### Problem requirements
Reproduce, character for character, the lines below from the first through the one with "(7,40) rectangle (1088,58);". Leave pictures out.

### Supplied data
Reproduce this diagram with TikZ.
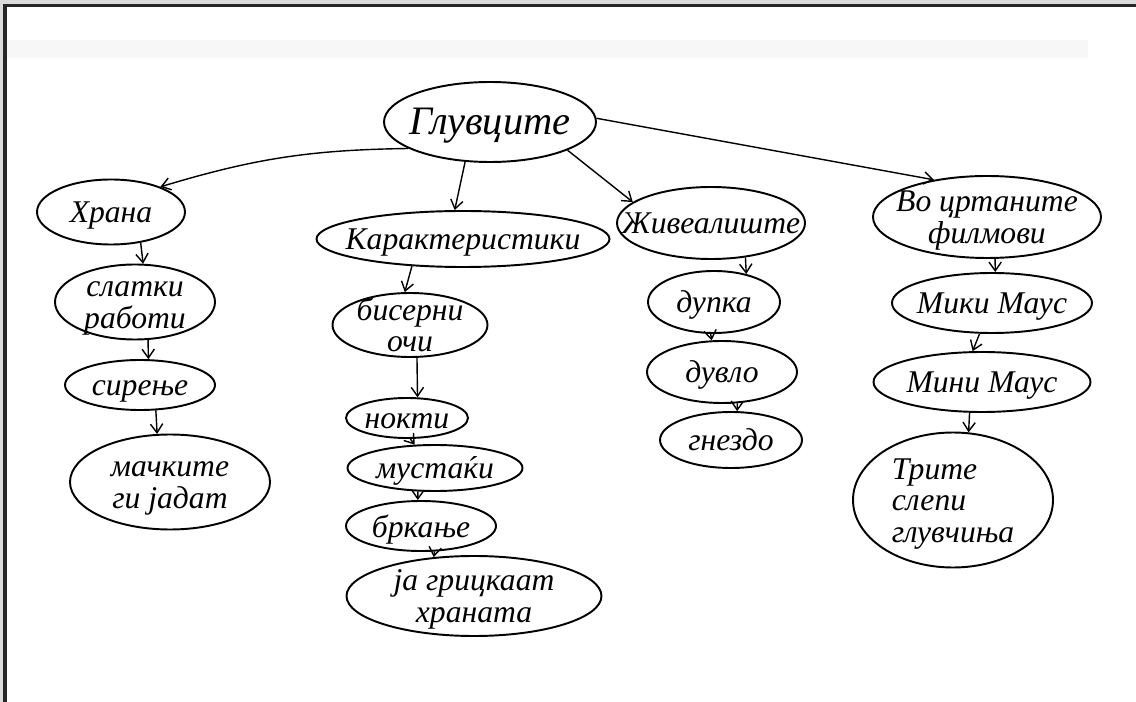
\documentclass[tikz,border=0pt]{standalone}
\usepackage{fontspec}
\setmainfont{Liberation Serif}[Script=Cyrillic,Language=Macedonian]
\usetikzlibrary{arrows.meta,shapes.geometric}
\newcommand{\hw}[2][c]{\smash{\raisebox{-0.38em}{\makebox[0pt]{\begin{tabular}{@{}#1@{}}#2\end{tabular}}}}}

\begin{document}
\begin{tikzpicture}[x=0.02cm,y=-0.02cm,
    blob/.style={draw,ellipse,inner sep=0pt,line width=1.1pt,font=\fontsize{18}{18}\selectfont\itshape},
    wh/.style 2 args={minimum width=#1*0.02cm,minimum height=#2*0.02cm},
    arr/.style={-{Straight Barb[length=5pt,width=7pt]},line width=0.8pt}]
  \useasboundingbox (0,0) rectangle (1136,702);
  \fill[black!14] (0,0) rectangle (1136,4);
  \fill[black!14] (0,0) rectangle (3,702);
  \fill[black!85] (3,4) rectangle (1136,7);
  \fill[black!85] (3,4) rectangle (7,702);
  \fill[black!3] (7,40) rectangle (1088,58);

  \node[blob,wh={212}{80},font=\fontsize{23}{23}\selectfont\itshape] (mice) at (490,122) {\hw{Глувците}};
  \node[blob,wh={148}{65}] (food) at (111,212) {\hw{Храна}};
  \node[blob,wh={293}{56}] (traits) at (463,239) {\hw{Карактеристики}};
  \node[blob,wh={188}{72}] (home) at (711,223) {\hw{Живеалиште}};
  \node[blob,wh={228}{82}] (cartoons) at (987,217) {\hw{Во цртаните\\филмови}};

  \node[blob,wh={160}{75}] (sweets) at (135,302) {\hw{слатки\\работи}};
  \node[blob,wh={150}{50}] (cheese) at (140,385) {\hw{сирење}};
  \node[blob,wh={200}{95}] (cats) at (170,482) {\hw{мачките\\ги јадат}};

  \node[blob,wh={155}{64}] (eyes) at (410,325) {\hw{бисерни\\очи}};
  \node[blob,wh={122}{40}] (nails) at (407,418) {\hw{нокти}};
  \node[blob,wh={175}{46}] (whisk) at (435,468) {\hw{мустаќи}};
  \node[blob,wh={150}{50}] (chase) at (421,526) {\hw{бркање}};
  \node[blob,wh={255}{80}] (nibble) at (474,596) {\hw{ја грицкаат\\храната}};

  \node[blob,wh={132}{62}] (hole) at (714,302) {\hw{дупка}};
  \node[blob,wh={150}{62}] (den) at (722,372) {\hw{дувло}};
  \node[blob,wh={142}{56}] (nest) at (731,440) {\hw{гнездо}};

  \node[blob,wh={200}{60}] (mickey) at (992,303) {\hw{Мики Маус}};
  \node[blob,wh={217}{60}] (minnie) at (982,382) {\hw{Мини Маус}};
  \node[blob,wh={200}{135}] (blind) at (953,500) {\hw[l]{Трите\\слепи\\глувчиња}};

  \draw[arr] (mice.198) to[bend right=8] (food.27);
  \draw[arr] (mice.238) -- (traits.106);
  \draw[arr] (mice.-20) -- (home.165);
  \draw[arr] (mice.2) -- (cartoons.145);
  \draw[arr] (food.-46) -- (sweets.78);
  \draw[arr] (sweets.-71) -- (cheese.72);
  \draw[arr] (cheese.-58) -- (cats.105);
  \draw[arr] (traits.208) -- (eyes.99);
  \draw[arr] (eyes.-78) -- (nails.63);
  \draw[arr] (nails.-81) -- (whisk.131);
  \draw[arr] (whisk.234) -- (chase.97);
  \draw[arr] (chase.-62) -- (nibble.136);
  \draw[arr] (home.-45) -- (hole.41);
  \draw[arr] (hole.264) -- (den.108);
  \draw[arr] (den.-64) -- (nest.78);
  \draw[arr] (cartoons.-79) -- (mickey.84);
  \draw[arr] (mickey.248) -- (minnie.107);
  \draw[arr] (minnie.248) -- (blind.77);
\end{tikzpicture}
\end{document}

### Result of the task
Reproduce this diagram with TikZ.
\documentclass[tikz,border=0pt]{standalone}
\usepackage{fontspec}
\setmainfont{Liberation Serif}[Script=Cyrillic,Language=Macedonian]
\usetikzlibrary{arrows.meta,shapes.geometric}
\newcommand{\hw}[2][c]{\smash{\raisebox{-0.38em}{\makebox[0pt]{\begin{tabular}{@{}#1@{}}#2\end{tabular}}}}}

\begin{document}
\begin{tikzpicture}[x=0.02cm,y=-0.02cm,
    blob/.style={draw,ellipse,inner sep=0pt,line width=1.1pt,font=\fontsize{18}{18}\selectfont\itshape},
    wh/.style 2 args={minimum width=#1*0.02cm,minimum height=#2*0.02cm},
    arr/.style={-{Straight Barb[length=5pt,width=7pt]},line width=0.8pt}]
  \useasboundingbox (0,0) rectangle (1136,702);
  \fill[black!14] (0,0) rectangle (1136,4);
  \fill[black!14] (0,0) rectangle (3,702);
  \fill[black!85] (3,4) rectangle (1136,7);
  \fill[black!85] (3,4) rectangle (7,702);
  \fill[black!3] (7,40) rectangle (1088,58);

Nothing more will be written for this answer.